Prickly cross-Channel relations are nothing new of course.
As recently as last autumn, diverging views sparked a heated exchange between Cameron and Hollande’s predecessor Nicolas Sarkozy. They patched it up fairly swiftly. Cameron argued that the eurozone crisis made greater fiscal and economic integration inevitable, saying this must not be at the expense of Britain’s national interest. Cameron openly backed Sarkozy for re-election this spring, breaking with protocol.
Hollande met Labour leader Ed Milliband in London while campaigning for office, but Cameron was not available. Downing Street is now keen to get along with Hollande the winner.
The French president’s plan for higher tax on big incomes brought a remark from Cameron that Paris said was not funny.
Cameron said: “If the French go ahead with 75 percent top rates of taxes we would roll out the red carpet and welcome more French businesses to Britain and they can pay taxes in Britain and that can pay for our health service and our schools and everything else.”
Cameron has refused to back the European fiscal discipline pact, which he fears may compromise the City of London’s position as Europe’s leading financial centre.
The EU Common Agricultural Policy, which benefits French farmers the most, is another key subject, along with Britain’s annual rebate, all coming up in multi-year budget negotiations.

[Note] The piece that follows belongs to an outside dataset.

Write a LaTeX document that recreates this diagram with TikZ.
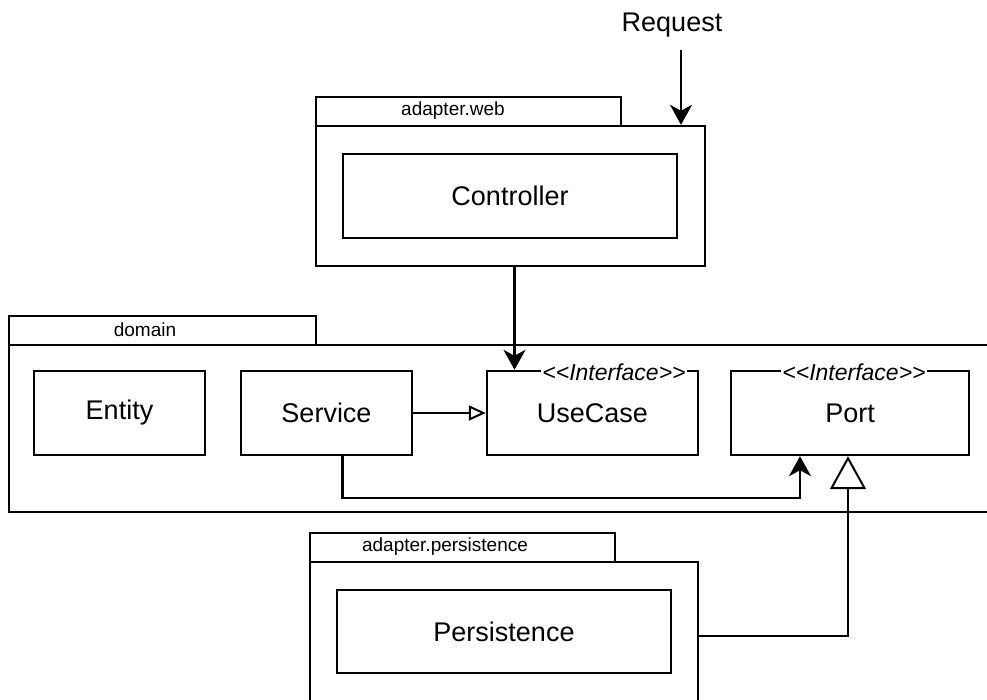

Then there is Afghanistan. Hollande is planning to pull France’s troops out of the Nato-led mission by the end of 2013; the Nato timeframe is 2014. This might prove awkward, and Franco-British defence ties need attention too.
But it is the economic sphere that remains the greatest stumbling block, underlining the ideological differences between Cameron’s focus on austerity and Hollande’s commitment to boosting growth through spending.